Give back exactly the lines starting at the one with "Rebuild this diagram" and ending at the last line of the data below. Pictures are not part of the copy.
··· Supplied data ···
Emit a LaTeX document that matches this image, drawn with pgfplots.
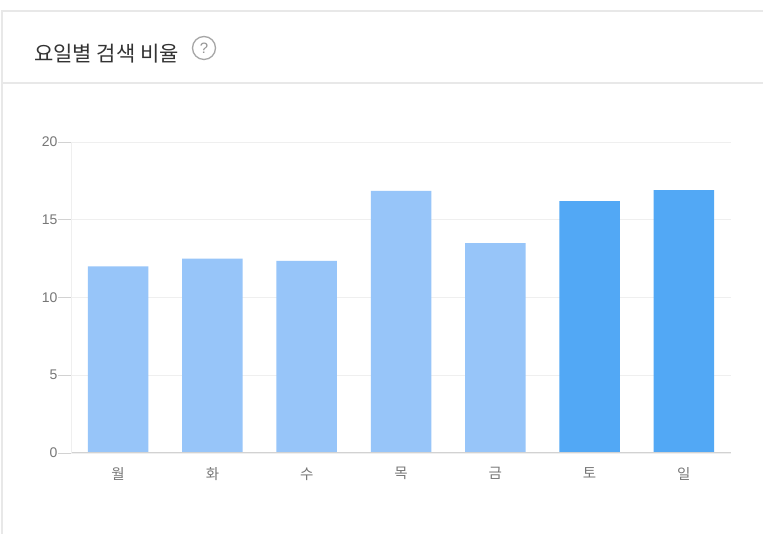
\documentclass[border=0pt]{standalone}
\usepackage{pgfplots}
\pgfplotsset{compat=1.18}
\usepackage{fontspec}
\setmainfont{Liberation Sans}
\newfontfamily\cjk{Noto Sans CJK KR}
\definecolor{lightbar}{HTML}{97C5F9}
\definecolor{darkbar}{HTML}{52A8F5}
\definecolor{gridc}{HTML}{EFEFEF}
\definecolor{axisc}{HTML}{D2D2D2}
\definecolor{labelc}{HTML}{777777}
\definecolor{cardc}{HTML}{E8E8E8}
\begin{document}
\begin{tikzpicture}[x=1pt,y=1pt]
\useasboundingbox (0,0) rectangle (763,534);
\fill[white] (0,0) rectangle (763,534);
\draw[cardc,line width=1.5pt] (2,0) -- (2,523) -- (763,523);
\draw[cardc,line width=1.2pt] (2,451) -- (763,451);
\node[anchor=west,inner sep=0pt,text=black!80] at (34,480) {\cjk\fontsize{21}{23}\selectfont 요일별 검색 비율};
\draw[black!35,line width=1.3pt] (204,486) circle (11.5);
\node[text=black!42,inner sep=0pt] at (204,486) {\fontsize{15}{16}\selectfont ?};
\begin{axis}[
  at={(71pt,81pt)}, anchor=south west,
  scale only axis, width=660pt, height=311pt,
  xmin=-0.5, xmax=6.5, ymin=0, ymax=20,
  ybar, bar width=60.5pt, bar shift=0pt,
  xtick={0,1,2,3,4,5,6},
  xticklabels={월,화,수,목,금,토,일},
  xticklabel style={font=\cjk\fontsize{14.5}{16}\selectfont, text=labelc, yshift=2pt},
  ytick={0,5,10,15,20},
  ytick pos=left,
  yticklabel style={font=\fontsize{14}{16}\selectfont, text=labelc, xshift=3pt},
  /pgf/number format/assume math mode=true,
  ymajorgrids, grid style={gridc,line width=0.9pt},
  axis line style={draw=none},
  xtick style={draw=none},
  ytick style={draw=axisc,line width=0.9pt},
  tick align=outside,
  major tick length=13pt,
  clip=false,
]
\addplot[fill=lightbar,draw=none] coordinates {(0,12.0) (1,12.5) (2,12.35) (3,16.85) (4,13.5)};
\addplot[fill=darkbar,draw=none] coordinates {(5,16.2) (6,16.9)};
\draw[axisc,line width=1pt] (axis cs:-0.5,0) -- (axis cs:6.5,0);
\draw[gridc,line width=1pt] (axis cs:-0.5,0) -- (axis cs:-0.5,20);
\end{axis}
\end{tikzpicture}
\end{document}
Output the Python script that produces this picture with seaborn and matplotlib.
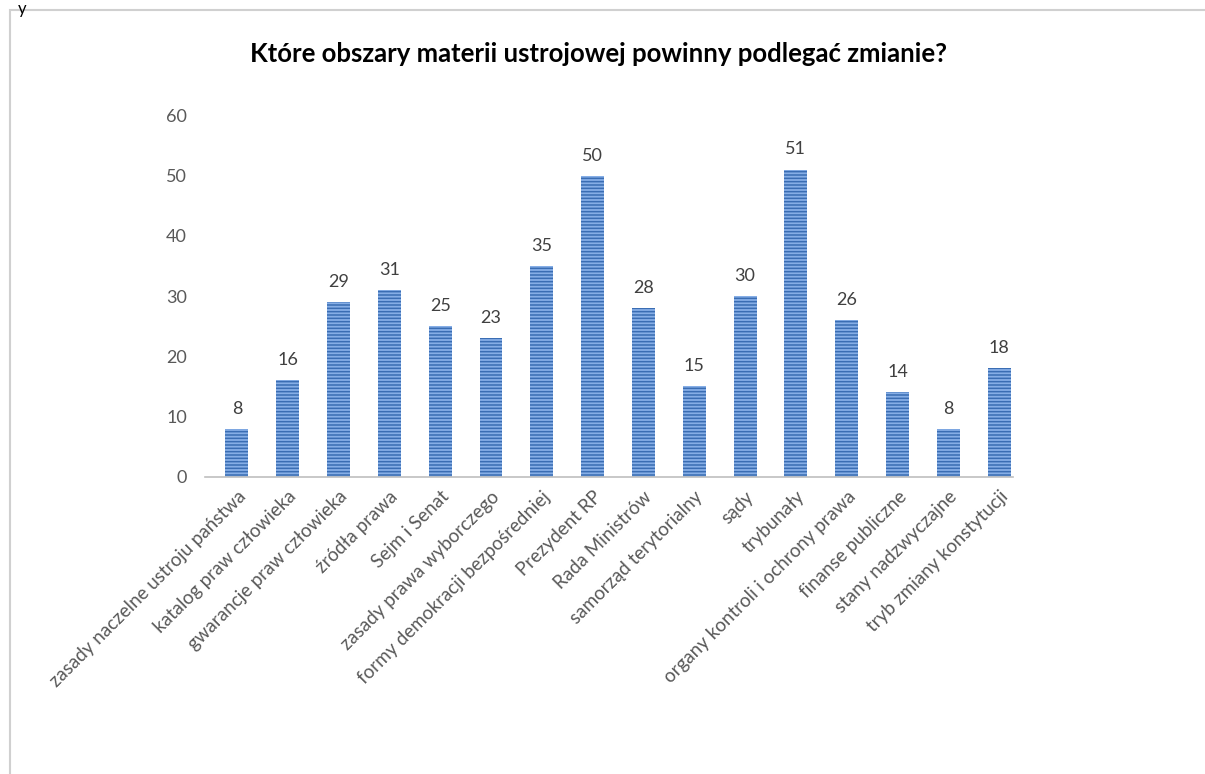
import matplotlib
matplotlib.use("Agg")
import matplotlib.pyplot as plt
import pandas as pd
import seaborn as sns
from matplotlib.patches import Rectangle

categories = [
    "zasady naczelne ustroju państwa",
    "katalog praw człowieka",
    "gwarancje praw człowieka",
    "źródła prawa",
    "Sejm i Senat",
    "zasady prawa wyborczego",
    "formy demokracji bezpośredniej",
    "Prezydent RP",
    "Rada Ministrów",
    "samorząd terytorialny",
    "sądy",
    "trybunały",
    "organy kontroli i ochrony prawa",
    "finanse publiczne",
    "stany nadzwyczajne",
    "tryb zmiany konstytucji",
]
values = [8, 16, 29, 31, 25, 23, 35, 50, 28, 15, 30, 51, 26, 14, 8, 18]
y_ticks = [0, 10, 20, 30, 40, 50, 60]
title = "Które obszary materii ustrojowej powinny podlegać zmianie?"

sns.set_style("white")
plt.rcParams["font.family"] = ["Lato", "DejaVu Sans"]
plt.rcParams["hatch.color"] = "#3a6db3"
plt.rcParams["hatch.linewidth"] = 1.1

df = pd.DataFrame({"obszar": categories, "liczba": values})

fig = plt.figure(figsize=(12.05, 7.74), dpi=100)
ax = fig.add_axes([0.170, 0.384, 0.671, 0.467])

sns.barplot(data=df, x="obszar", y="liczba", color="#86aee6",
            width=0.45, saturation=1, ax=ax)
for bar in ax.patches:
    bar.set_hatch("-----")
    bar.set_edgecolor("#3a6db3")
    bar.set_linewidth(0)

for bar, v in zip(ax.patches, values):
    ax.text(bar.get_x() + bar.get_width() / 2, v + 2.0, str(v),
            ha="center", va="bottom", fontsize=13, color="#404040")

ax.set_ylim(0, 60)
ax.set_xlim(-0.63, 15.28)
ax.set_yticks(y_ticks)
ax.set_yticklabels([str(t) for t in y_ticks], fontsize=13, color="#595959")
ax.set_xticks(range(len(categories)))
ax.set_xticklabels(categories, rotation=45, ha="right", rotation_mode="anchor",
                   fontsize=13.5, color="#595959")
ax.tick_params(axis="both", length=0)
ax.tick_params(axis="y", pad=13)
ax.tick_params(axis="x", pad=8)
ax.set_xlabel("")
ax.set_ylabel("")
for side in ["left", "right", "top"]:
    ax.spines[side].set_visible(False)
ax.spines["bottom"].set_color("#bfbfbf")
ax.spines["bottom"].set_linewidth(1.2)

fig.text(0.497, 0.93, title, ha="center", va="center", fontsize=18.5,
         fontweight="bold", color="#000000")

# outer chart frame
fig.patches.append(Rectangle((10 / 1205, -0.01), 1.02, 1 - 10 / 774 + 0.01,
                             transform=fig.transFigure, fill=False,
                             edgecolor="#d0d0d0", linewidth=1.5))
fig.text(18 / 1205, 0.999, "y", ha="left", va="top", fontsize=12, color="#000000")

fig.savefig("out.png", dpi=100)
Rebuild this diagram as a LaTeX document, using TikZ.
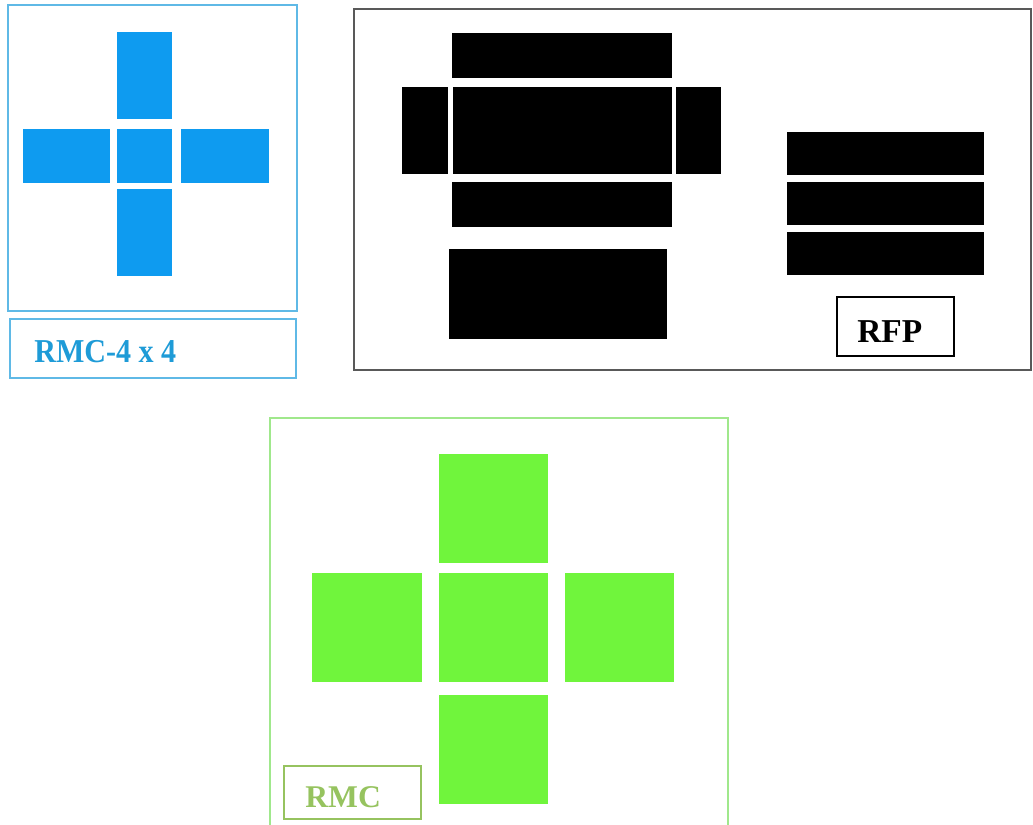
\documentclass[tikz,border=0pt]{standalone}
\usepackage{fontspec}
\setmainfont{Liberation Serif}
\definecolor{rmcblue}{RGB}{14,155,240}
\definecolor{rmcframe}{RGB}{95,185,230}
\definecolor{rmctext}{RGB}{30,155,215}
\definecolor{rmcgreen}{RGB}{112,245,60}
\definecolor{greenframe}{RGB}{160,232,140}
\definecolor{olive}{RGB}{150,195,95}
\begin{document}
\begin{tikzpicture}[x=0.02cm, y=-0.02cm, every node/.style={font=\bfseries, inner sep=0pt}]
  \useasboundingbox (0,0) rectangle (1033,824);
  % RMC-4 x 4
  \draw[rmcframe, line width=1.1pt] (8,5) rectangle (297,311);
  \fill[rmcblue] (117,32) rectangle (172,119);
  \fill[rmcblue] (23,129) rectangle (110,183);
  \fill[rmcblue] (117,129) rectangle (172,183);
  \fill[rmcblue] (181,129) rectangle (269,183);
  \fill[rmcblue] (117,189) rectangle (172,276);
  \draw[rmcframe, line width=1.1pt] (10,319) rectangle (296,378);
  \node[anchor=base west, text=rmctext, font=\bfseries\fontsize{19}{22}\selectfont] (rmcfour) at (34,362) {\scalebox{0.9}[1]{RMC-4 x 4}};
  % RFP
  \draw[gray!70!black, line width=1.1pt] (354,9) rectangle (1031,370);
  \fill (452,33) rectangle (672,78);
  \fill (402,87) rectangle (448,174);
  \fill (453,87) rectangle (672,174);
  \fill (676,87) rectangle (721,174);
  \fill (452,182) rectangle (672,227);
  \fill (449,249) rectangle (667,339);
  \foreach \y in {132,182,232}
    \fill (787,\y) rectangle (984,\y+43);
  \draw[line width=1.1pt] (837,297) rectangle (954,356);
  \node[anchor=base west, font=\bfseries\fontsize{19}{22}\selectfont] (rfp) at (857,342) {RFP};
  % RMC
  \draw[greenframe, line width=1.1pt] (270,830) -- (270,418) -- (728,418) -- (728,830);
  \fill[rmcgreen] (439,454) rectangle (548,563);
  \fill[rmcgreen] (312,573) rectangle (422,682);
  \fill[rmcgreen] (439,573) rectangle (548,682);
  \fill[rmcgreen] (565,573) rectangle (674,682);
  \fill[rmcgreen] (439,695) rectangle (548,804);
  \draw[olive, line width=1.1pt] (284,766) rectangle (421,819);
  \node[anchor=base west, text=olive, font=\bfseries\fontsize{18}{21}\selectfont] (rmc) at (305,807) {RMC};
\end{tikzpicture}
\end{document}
···
Exercise response —
Rebuild this diagram as a LaTeX document, using TikZ.
\documentclass[tikz,border=0pt]{standalone}
\usepackage{fontspec}
\setmainfont{Liberation Serif}
\definecolor{rmcblue}{RGB}{14,155,240}
\definecolor{rmcframe}{RGB}{95,185,230}
\definecolor{rmctext}{RGB}{30,155,215}
\definecolor{rmcgreen}{RGB}{112,245,60}
\definecolor{greenframe}{RGB}{160,232,140}
\definecolor{olive}{RGB}{150,195,95}
\begin{document}
\begin{tikzpicture}[x=0.02cm, y=-0.02cm, every node/.style={font=\bfseries, inner sep=0pt}]
  \useasboundingbox (0,0) rectangle (1033,824);
  % RMC-4 x 4
  \draw[rmcframe, line width=1.1pt] (8,5) rectangle (297,311);
  \fill[rmcblue] (117,32) rectangle (172,119);
  \fill[rmcblue] (23,129) rectangle (110,183);
  \fill[rmcblue] (117,129) rectangle (172,183);
  \fill[rmcblue] (181,129) rectangle (269,183);
  \fill[rmcblue] (117,189) rectangle (172,276);
  \draw[rmcframe, line width=1.1pt] (10,319) rectangle (296,378);
  \node[anchor=base west, text=rmctext, font=\bfseries\fontsize{19}{22}\selectfont] (rmcfour) at (34,362) {\scalebox{0.9}[1]{RMC-4 x 4}};
  % RFP
  \draw[gray!70!black, line width=1.1pt] (354,9) rectangle (1031,370);
  \fill (452,33) rectangle (672,78);
  \fill (402,87) rectangle (448,174);
  \fill (453,87) rectangle (672,174);
  \fill (676,87) rectangle (721,174);
  \fill (452,182) rectangle (672,227);
  \fill (449,249) rectangle (667,339);
  \foreach \y in {132,182,232}
    \fill (787,\y) rectangle (984,\y+43);
  \draw[line width=1.1pt] (837,297) rectangle (954,356);
  \node[anchor=base west, font=\bfseries\fontsize{19}{22}\selectfont] (rfp) at (857,342) {RFP};
  % RMC
  \draw[greenframe, line width=1.1pt] (270,830) -- (270,418) -- (728,418) -- (728,830);
  \fill[rmcgreen] (439,454) rectangle (548,563);
  \fill[rmcgreen] (312,573) rectangle (422,682);
  \fill[rmcgreen] (439,573) rectangle (548,682);
  \fill[rmcgreen] (565,573) rectangle (674,682);
  \fill[rmcgreen] (439,695) rectangle (548,804);
  \draw[olive, line width=1.1pt] (284,766) rectangle (421,819);
  \node[anchor=base west, text=olive, font=\bfseries\fontsize{18}{21}\selectfont] (rmc) at (305,807) {RMC};
\end{tikzpicture}
\end{document}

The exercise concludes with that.